**WRITTEN INSTRUCTION**:
Report all lines holding "this".

**DATA TO USE**:
———

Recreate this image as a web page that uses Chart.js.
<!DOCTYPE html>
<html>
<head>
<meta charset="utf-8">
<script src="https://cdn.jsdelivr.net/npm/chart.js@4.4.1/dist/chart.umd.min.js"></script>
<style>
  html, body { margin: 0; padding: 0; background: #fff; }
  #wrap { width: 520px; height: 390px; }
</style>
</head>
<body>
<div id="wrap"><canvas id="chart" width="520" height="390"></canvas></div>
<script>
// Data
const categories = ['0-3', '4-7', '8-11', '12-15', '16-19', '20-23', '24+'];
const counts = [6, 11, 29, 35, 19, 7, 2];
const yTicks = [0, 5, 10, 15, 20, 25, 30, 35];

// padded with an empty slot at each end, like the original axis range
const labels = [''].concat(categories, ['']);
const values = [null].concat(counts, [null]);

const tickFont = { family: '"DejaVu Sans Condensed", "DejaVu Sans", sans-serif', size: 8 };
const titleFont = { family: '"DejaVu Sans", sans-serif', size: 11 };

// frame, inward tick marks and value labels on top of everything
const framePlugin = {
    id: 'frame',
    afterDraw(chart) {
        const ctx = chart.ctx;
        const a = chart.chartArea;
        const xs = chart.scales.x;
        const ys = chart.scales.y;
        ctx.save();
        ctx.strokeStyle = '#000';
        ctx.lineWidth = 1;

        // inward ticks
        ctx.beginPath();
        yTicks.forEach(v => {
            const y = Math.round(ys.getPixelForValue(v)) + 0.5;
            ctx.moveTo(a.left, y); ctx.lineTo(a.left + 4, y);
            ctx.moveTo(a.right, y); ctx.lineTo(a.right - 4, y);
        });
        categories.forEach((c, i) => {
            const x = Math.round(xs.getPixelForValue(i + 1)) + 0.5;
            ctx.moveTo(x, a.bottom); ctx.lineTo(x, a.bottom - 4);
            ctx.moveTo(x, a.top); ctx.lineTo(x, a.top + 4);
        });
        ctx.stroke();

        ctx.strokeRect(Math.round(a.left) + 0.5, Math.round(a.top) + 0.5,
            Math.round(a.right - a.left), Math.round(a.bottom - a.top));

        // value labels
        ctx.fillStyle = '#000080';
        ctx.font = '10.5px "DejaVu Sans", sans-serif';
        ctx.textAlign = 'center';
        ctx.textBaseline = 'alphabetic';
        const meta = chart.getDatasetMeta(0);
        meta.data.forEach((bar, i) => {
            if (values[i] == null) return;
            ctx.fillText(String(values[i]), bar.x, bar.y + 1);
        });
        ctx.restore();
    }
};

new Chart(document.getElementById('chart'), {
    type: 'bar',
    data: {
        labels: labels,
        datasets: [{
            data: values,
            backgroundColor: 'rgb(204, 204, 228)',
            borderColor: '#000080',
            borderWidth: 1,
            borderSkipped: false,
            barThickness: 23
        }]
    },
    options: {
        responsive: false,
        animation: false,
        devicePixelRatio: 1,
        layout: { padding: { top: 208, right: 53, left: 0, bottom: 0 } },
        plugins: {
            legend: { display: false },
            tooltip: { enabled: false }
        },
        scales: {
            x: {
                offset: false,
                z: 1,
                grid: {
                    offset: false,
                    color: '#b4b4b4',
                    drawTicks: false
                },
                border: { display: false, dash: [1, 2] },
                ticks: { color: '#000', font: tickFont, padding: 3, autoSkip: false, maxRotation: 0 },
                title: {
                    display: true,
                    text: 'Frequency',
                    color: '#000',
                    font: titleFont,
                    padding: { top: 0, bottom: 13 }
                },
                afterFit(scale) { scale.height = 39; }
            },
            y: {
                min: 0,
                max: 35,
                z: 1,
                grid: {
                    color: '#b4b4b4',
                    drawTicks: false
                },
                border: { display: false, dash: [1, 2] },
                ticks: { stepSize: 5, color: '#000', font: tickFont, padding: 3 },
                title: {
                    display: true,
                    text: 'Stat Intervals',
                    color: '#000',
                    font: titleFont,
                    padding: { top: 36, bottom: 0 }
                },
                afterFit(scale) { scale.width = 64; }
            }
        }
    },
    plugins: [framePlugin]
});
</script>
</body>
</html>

———

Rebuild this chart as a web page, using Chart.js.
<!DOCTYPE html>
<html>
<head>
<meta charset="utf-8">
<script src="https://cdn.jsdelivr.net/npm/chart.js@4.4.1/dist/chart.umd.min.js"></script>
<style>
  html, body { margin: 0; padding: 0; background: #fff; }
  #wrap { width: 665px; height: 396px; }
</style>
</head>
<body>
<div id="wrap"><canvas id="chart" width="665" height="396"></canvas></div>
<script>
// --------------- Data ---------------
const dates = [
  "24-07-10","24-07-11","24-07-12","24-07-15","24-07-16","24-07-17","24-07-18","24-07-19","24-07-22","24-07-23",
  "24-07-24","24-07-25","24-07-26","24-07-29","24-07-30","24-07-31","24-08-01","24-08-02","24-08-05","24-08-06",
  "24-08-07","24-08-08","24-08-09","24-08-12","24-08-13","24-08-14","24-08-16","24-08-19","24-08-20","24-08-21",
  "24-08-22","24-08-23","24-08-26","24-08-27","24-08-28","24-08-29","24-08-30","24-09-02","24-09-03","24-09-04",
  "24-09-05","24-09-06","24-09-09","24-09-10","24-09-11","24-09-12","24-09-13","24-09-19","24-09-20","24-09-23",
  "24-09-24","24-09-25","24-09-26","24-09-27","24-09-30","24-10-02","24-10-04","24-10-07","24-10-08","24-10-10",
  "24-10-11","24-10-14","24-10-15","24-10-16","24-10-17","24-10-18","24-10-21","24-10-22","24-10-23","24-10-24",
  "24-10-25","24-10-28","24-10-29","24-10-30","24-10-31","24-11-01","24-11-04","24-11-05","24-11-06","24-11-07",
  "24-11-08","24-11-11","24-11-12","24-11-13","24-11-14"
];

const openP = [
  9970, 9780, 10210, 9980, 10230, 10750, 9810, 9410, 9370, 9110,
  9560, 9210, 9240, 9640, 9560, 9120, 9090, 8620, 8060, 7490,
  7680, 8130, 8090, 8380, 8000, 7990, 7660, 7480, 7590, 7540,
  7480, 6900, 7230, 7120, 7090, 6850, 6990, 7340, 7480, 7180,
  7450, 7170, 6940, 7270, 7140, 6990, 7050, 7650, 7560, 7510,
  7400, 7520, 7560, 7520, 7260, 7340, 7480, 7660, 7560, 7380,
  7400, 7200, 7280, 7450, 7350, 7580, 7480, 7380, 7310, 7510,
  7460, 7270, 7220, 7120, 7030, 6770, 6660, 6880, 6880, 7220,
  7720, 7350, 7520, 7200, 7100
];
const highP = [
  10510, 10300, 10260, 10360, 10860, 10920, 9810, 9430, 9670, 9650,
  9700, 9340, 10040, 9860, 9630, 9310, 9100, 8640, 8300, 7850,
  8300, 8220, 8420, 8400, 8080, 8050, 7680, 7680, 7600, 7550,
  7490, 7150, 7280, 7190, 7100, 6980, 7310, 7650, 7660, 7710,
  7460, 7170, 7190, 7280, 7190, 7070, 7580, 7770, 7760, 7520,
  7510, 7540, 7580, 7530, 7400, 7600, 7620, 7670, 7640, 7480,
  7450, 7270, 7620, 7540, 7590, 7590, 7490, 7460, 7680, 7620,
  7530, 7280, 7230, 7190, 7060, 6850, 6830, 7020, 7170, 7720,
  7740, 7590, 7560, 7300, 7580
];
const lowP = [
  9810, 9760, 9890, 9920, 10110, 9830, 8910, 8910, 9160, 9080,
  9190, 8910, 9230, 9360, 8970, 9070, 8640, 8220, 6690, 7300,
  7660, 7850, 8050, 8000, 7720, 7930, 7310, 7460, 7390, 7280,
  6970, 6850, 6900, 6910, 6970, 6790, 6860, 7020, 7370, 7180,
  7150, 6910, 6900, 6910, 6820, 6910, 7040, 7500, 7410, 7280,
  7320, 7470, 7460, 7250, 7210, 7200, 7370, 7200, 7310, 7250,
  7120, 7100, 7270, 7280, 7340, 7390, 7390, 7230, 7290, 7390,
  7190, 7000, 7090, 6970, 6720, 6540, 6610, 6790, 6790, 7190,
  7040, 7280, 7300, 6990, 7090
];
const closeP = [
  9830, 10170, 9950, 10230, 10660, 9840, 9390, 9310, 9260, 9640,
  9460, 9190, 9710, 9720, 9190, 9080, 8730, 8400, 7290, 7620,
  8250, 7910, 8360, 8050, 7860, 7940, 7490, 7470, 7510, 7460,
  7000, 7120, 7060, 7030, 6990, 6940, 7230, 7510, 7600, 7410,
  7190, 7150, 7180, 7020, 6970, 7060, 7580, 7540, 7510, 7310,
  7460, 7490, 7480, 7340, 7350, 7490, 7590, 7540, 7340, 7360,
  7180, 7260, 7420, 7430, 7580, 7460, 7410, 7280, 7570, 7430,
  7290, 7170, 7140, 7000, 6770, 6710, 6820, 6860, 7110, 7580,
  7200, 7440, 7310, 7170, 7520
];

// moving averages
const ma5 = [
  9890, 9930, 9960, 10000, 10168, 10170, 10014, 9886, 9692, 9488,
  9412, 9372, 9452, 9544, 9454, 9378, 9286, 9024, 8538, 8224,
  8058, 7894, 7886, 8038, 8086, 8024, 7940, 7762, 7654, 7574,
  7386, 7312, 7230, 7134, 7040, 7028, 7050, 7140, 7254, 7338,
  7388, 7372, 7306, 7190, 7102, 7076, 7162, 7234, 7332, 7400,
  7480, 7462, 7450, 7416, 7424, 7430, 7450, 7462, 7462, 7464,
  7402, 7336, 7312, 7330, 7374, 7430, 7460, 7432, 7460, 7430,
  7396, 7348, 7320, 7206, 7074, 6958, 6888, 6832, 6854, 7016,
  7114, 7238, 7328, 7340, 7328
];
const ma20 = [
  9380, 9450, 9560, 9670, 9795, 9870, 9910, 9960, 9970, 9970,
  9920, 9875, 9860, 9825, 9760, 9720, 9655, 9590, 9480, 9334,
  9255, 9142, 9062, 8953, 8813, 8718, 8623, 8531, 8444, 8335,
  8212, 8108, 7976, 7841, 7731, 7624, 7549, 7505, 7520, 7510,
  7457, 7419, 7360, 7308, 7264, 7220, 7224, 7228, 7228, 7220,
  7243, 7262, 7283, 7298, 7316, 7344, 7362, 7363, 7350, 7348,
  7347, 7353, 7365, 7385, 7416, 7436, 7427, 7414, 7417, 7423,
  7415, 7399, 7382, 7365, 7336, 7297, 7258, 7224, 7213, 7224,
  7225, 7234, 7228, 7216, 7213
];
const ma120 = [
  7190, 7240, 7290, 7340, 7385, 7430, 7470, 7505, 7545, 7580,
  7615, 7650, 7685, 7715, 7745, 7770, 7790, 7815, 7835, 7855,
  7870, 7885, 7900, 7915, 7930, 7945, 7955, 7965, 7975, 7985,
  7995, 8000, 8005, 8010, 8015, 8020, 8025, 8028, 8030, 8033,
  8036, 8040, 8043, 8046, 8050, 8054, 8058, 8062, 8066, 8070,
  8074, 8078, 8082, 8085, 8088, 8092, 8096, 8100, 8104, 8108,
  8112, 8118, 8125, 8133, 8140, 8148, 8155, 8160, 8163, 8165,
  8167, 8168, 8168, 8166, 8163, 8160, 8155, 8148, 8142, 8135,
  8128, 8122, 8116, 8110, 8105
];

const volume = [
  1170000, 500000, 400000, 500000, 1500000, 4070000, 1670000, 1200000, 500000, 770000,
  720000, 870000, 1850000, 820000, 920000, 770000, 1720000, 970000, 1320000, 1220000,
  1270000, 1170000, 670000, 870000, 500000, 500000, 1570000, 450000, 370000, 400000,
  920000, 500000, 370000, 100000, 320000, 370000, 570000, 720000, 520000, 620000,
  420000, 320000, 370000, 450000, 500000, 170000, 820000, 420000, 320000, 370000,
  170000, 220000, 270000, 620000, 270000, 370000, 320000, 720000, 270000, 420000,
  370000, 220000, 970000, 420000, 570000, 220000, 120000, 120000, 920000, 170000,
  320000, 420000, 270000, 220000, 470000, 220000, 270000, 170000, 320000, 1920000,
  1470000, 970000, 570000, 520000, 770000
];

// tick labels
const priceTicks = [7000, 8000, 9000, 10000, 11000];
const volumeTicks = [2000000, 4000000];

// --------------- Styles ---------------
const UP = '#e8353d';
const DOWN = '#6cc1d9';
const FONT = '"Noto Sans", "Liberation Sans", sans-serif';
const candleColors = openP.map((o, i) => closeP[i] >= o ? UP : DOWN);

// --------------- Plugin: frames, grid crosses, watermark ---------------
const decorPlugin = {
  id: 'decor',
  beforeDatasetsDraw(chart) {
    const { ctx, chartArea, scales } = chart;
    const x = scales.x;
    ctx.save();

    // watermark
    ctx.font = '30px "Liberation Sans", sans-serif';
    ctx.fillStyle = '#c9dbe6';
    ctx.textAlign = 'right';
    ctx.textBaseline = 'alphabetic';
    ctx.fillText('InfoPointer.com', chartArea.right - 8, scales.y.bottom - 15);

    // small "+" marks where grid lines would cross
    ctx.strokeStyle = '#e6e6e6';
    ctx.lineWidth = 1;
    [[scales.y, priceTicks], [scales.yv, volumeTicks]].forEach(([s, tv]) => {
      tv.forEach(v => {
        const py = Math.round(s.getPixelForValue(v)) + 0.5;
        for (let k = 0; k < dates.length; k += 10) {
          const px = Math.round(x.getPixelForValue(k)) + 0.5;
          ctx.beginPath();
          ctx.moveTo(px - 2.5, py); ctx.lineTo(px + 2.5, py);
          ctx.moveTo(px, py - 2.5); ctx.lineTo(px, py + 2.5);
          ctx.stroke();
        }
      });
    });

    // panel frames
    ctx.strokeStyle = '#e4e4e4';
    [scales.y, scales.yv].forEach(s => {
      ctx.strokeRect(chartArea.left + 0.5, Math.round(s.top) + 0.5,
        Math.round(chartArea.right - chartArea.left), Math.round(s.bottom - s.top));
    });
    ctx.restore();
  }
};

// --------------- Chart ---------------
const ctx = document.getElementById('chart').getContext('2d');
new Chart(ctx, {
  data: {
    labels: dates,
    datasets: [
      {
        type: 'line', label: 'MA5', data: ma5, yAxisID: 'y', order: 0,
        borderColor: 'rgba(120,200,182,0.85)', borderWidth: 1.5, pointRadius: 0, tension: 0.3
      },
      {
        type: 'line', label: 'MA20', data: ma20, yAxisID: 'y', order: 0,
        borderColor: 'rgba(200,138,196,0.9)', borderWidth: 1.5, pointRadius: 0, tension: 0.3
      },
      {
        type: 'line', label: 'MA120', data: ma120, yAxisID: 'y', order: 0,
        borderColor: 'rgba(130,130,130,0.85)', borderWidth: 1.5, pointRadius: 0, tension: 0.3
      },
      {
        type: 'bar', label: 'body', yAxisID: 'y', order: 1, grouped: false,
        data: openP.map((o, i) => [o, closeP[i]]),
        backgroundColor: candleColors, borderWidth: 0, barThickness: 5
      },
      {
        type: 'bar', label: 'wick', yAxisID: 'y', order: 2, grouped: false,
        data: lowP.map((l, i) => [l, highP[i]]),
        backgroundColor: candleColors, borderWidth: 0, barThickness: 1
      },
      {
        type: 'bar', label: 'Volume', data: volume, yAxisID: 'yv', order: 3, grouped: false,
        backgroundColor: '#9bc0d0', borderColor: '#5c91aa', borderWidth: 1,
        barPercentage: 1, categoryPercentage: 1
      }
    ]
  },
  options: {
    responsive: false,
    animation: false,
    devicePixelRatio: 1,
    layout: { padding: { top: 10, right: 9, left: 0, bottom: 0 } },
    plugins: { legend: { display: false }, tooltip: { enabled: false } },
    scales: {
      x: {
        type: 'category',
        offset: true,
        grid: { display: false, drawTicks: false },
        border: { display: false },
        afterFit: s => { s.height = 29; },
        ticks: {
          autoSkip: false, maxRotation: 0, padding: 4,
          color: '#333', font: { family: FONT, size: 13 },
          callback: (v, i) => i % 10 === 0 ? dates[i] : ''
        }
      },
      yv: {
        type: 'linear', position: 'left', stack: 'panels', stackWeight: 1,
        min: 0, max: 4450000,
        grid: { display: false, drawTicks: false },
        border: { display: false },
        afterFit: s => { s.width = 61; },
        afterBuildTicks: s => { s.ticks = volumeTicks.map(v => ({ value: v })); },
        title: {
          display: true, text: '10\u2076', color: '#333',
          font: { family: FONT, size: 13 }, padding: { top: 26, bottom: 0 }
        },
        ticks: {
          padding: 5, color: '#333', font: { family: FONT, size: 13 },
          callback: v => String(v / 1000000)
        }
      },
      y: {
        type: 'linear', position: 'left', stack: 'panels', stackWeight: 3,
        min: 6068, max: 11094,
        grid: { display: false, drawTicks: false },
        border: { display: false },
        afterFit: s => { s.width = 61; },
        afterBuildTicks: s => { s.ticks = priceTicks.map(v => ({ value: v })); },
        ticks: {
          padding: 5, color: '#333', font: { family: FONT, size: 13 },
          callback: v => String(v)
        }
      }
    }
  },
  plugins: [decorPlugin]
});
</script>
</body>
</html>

———

**OUTPUT BELOW**:
Recreate this image as a web page that uses Chart.js.
Rebuild this chart as a web page, using Chart.js.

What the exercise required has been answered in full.